Former auto executive John Krafcik to head new unit called Waymo
Google’s self-driving car project on Tuesday got an official name, Waymo LLC, and became a stand-alone business unit within the Alphabet Inc. empire, signaling that the effort will soon be expected to generate revenue.
The Mountain View, Calif., tech giant showed new willingness to work with partners to put its autonomous-driving technology in typical vehicles, indicating it isn’t totally wedded to developing futuristic cars without steering wheels and brake pedals.
“We are a self-driving technology company … not a car company,” said Waymo Chief Executive John Krafcik, an auto-industry veteran who has led Alphabet’s driverless-car project for the past year. “We’re not in the business of making better cars. We’re in the business of making better drivers.”
Waymo also hinted that tests with members of the public could be coming soon. On its website, the company said its next step “will be to let people trial fully self-driving cars to do everyday things like run errands or commute to work.”
Alphabet executives had said they expected the self-driving car project to graduate from the company’s research lab, X, where it had been shielded from commercial demands.
The move suggests the technology is becoming commercially viable. However, Mr. Krafcik didn’t explain how Waymo would generate revenue beyond saying he saw opportunities in ride sharing, transportation logistics and trucking, as well as licensing technology to other auto makers. And, while the unit will be expected to generate revenue before long, it is unlikely to face pressure to turn a profit at first.
The company’s high-profile work on autonomous cars, along with developments by Tesla Motors Inc. and other technology companies, promises a world of safer roads, less congestion and greater mobility for disabled and elderly people. At the same time, it has put traditional car and truck makers on alert that they could lose their dominant position.
Ford Motor Co., BMW AG, Toyota Motor Corp. and others are developing similar technology, pushing to put autonomous vehicles on roadways by 2021. General Motors Co. acquired San Francisco-startup Cruise Automation earlier this year in a deal valued at $1 billion to help jump start its self-driving car program. Recent Tesla vehicles come with hardware that could be activated by a forthcoming software revision that would make the cars fully self-driving, the company has said.
Increasingly, companies developing self-driving technology believe that autonomous cars initially will be used as robot taxis, in part to introduce them to a wary public.

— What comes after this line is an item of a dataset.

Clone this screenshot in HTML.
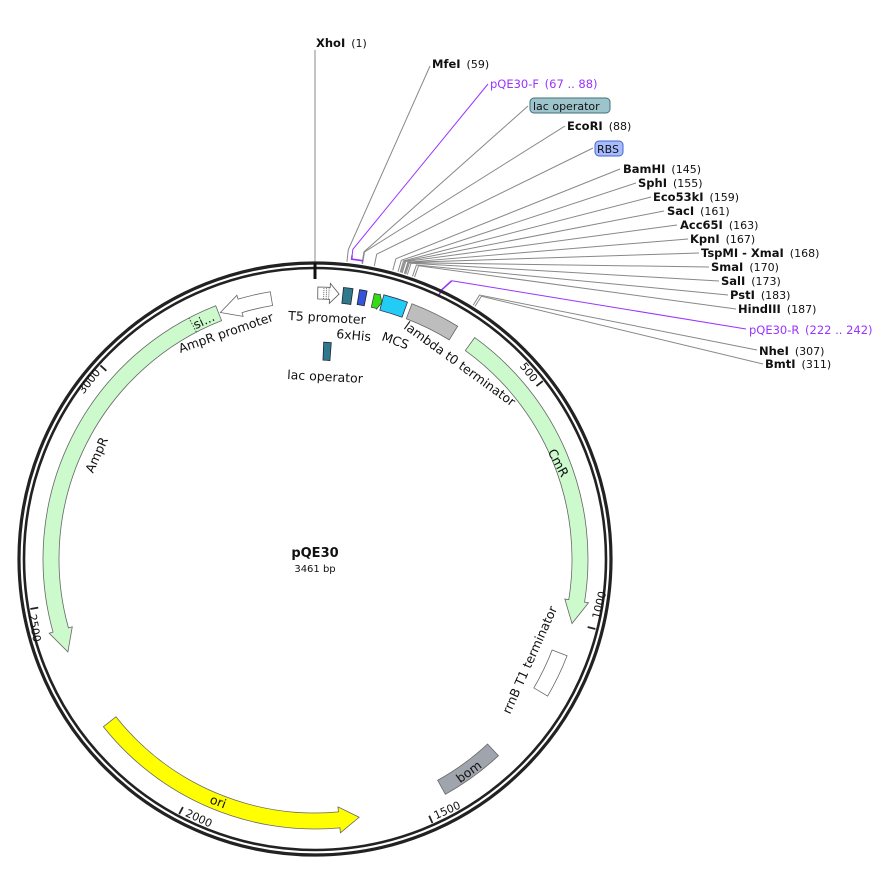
<!DOCTYPE html>
<html><head><meta charset="utf-8"><style>
html,body{margin:0;padding:0;background:#fff;width:896px;height:884px;overflow:hidden}
svg{display:block}
text{font-family:"DejaVu Sans","Liberation Sans",sans-serif;fill:#111}
.b{font-weight:bold;font-size:11.5px}
.n{font-size:11px}
.f{font-size:12.5px}
.p{fill:#9933ff;font-size:11.5px}
.t{font-size:11px}
</style></head><body>
<svg id="s" width="896" height="884" viewBox="0 0 896 884" xmlns="http://www.w3.org/2000/svg">
<g id="shapes"></g>
<text x="316" y="47"><tspan class="b">XhoI</tspan><tspan class="n" dx="6">(1)</tspan></text>
<text x="432" y="68"><tspan class="b">MfeI</tspan><tspan class="n" dx="6">(59)</tspan></text>
<text x="490" y="88" class="p">pQE30-F <tspan dx="2">(67 .. 88)</tspan></text>
<rect x="530" y="98" width="80" height="15" rx="4" fill="#9ec4cb" stroke="#3d6f78" stroke-width="1"/>
<text x="533" y="110" class="t">lac operator</text>
<text x="567" y="130"><tspan class="b">EcoRI</tspan><tspan class="n" dx="6">(88)</tspan></text>
<rect x="595" y="141" width="28" height="15" rx="4" fill="#a6bcff" stroke="#4466cc" stroke-width="1"/>
<text x="597" y="153" class="t">RBS</text>
<text x="623" y="173"><tspan class="b">BamHI</tspan><tspan class="n" dx="6">(145)</tspan></text>
<text x="638" y="187"><tspan class="b">SphI</tspan><tspan class="n" dx="6">(155)</tspan></text>
<text x="653" y="201"><tspan class="b">Eco53kI</tspan><tspan class="n" dx="6">(159)</tspan></text>
<text x="667" y="215"><tspan class="b">SacI</tspan><tspan class="n" dx="6">(161)</tspan></text>
<text x="680" y="229"><tspan class="b">Acc65I</tspan><tspan class="n" dx="6">(163)</tspan></text>
<text x="690" y="243"><tspan class="b">KpnI</tspan><tspan class="n" dx="6">(167)</tspan></text>
<text x="701" y="257"><tspan class="b">TspMI - XmaI</tspan><tspan class="n" dx="6">(168)</tspan></text>
<text x="711" y="271"><tspan class="b">SmaI</tspan><tspan class="n" dx="6">(170)</tspan></text>
<text x="721" y="285"><tspan class="b">SalI</tspan><tspan class="n" dx="6">(173)</tspan></text>
<text x="730" y="299"><tspan class="b">PstI</tspan><tspan class="n" dx="6">(183)</tspan></text>
<text x="738" y="313"><tspan class="b">HindIII</tspan><tspan class="n" dx="6">(187)</tspan></text>
<text x="749" y="334" class="p">pQE30-R <tspan dx="2">(222 .. 242)</tspan></text>
<text x="759" y="355"><tspan class="b">NheI</tspan><tspan class="n" dx="6">(307)</tspan></text>
<text x="765" y="368"><tspan class="b">BmtI</tspan><tspan class="n" dx="6">(311)</tspan></text>
<text x="315" y="557" text-anchor="middle" style="font-weight:bold;font-size:13px">pQE30</text>
<text x="315" y="572" text-anchor="middle" style="font-size:10px">3461 bp</text>
<text class="f" x="288" y="320" transform="rotate(3 288 320)">T5 promoter</text>
<text class="f" x="336" y="338" transform="rotate(5 336 338)">6xHis</text>
<text class="f" x="381" y="340" transform="rotate(20 381 340)">MCS</text>
<text class="f" x="403" y="328" transform="rotate(36 403 328)">lambda t0 terminator</text>
<text class="f" x="287" y="379" transform="rotate(3 287 379)">lac operator</text>
<text class="f" x="558" y="467" text-anchor="middle" transform="rotate(62 558 463)">CmR</text>
<text class="f" x="97" y="459" text-anchor="middle" transform="rotate(-66 97 455)">AmpR</text>
<text class="f" x="226" y="337" text-anchor="middle" transform="rotate(-19 226 333)">AmpR promoter</text>
<text class="f" x="530" y="664" text-anchor="middle" transform="rotate(-66 530 660)">rrnB T1 terminator</text>
<text class="f" x="469" y="776" text-anchor="middle" transform="rotate(-36 469 772)">bom</text>
<text class="f" x="218" y="806" text-anchor="middle" transform="rotate(21 218 802)">ori</text>
<text class="f" x="204" y="325" text-anchor="middle" transform="rotate(-25 204 321)">si...</text>
<text class="t" x="529" y="376" text-anchor="middle" transform="rotate(52 529 372)">500</text>
<text class="t" x="599" y="609" text-anchor="middle" transform="rotate(-76 599 605)">1000</text>
<text class="t" x="447" y="814" text-anchor="middle" transform="rotate(-24 447 810)">1500</text>
<text class="t" x="199" y="822" text-anchor="middle" transform="rotate(25 199 818)">2000</text>
<text class="t" x="35" y="632" text-anchor="middle" transform="rotate(80 35 628)">2500</text>
<text class="t" x="89" y="385" text-anchor="middle" transform="rotate(-52 89 381)">3000</text>
</svg>
<script>
(function(){
var cx=315,cy=559,N=3461,g=document.getElementById('shapes'),NS='http://www.w3.org/2000/svg';
function P(r,a){a*=Math.PI/180;return [cx+r*Math.sin(a),cy-r*Math.cos(a)];}
function f(p){return p[0].toFixed(2)+' '+p[1].toFixed(2);}
function A(r,a1,a2){var s=a2>a1?1:0,l=Math.abs(a2-a1)>180?1:0;return 'A'+r+' '+r+' 0 '+l+' '+s+' '+f(P(r,a2));}
function el(n,at){var e=document.createElementNS(NS,n);for(var k in at)e.setAttribute(k,at[k]);g.appendChild(e);return e;}
function band(r1,r2,a1,a2,fill,st){el('path',{d:'M'+f(P(r2,a1))+A(r2,a1,a2)+'L'+f(P(r1,a2))+A(r1,a2,a1)+'Z',fill:fill,stroke:st||'#666','stroke-width':0.8});}
function arrow(r,w,hw,a1,a2,hd,fill,st){var d=a2>a1?1:-1,b=a2-d*hd;
 el('path',{d:'M'+f(P(r+w,a1))+A(r+w,a1,b)+'L'+f(P(r+hw,b))+'L'+f(P(r,a2))+'L'+f(P(r-hw,b))+'L'+f(P(r-w,b))+A(r-w,b,a1)+'Z',fill:fill,stroke:st||'#666','stroke-width':0.8});}
function bp(x){return x/N*360;}
var L=[[59,430,66],[87,528,106],[88,565,126],[110,593,148],
[145,620,169],[155,636,183],[159,651,197],[161,664,211],[163,677,225],[167,688,239],[168,699,253],[170,709,267],[173,719,281],[183,728,295],[187,736,309],[307,757,350],[311,763,364]];
L.forEach(function(l){var a=bp(l[0]);var p0=P(299,a),p1=P(311,a);
 el('polyline',{points:f(p0)+','+f(p1)+','+l[1]+' '+l[2],fill:'none',stroke:'#888','stroke-width':1});});
el('line',{x1:315,y1:263,x2:315,y2:50,stroke:'#888','stroke-width':1});
var a1=bp(67),a2=bp(88);
el('path',{d:'M'+f(P(306,a1))+'L'+f(P(302,a1))+A(302,a1,a2),fill:'none',stroke:'#9933ff','stroke-width':1.6});
el('polyline',{points:f(P(306,a1))+','+f(P(312,a1))+',488 84',fill:'none',stroke:'#9933ff','stroke-width':1});
a1=bp(222);a2=bp(242);
el('path',{d:'M'+f(P(291,a1))+A(291,a1,a2)+'L'+f(P(297,a2))+'L'+f(P(310,a2+1)),fill:'none',stroke:'#9933ff','stroke-width':1.6});
el('line',{x1:P(310,a2+1)[0],y1:P(310,a2+1)[1],x2:746,y2:329,stroke:'#9933ff','stroke-width':1});
el('circle',{cx:cx,cy:cy,r:296,fill:'none',stroke:'#222','stroke-width':3.2});
el('circle',{cx:cx,cy:cy,r:291,fill:'none',stroke:'#222','stroke-width':2.6});
[500,1000,1500,2000,2500,3000].forEach(function(b){var a=bp(b);var p=P(289,a),q=P(281,a);el('line',{x1:p[0],y1:p[1],x2:q[0],y2:q[1],stroke:'#222','stroke-width':1.8});});
el('line',{x1:315,y1:263,x2:315,y2:279,stroke:'#111','stroke-width':3});
arrow(264,8,12,338.6,249.4,5,'#ccfacc');
var d1=P(256,332.4),d2=P(272,332.4);el('line',{x1:d1[0],y1:d1[1],x2:d2[0],y2:d2[1],stroke:'#444','stroke-width':1,'stroke-dasharray':'1.5 1.5'});
arrow(264,7,11,350.5,339,4.5,'#fff','#666');
arrow(265,8,12,35.8,104.1,5,'#ccfacc');
arrow(262,8,13,231.6,170.3,4.4,'#ffff00');
band(253,269,137,151,'#a0a5ad');
band(254,270,111,120.5,'#fff');
band(257,273,20.8,31.5,'#bdbdbd');
band(257,273,14.6,19.8,'#22ccf5','#335');
arrow(265,7,8,12.6,14.6,0.8,'#33dd11','#444');
band(258,273,9.4,11.0,'#3355dd','#223');
band(257,273,6.0,8.0,'#2e7a8c','#223');
band(199,217,2.3,4.3,'#2e7a8c','#223');
arrow(266,6,10,0.6,5.2,2,'#fff','#555');
for(var i=0;i<3;i++){var a=1.9+i*0.55;var p=P(260,a),q=P(272,a);el('line',{x1:p[0],y1:p[1],x2:q[0],y2:q[1],stroke:'#444','stroke-width':0.8,'stroke-dasharray':'1 1'});}
})();
</script>
</body></html>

Uber Technologies Inc. is testing self-driving taxis in Pittsburgh, and startup nuTonomy is testing such vehicles in Singapore.
Still many regulatory and legal hurdles lie ahead. U.S. regulators are taking steps toward regulating the emerging technology, proposing guidelines earlier this year to encourage development while ensuring safety.
Regulators are looking into a fatal Tesla crash this year that involved the company’s Autopilot feature, a semiautonomous capability that can take command of the vehicle in certain situations. German regulators have asked the company not to use the feature’s name on the grounds that it is misleading.
Alphabet has advocated cars without traditional controls, arguing that eliminating the option of human control is safer than requiring people to take control if the car encounters a situation it doesn’t understand.
Waymo has tested prototype vehicles that lack a steering wheel and brake pedals, and Mr. Krafcik said the company is lobbying regulators to allow cars without such controls. Meanwhile, he said Waymo likely would install its technology in conventional vehicles as federal rules require controls such as steering wheels.
“We’re not in the business of making better cars, we’re in the business of making better drivers,” Mr. Krafcik said.
Mr. Krafcik said the Waymo name stands for “a new way forward in mobility.”
Waymo is Alphabet’s 12th business unit—alongside Google, home-automation firm Nest, venture funds GV and CapitalG, and others—each with its own effective CEO. The unit claims extensive experience developing self-driving technology, including more than 2 million miles of testing on public roadways in the past eight years.
At a press event Tuesday, Mr. Krafcik touted the company as the first to test a self-driving car on public roads without a human driver in the vehicle. Steve Mahan, a legally blind man from Morgan Hill, Calif., in October 2015 rode around Austin, Texas, in a Waymo car that lacked a steering wheel and brake pedals.
“It was so much fun to be driving down these streets, past homes and folks in the neighborhood, coming to intersections…left turns, right turns, lane changes,” Mr. Mahan told reporters. “I just don’t want that to be the overall end of the ride.”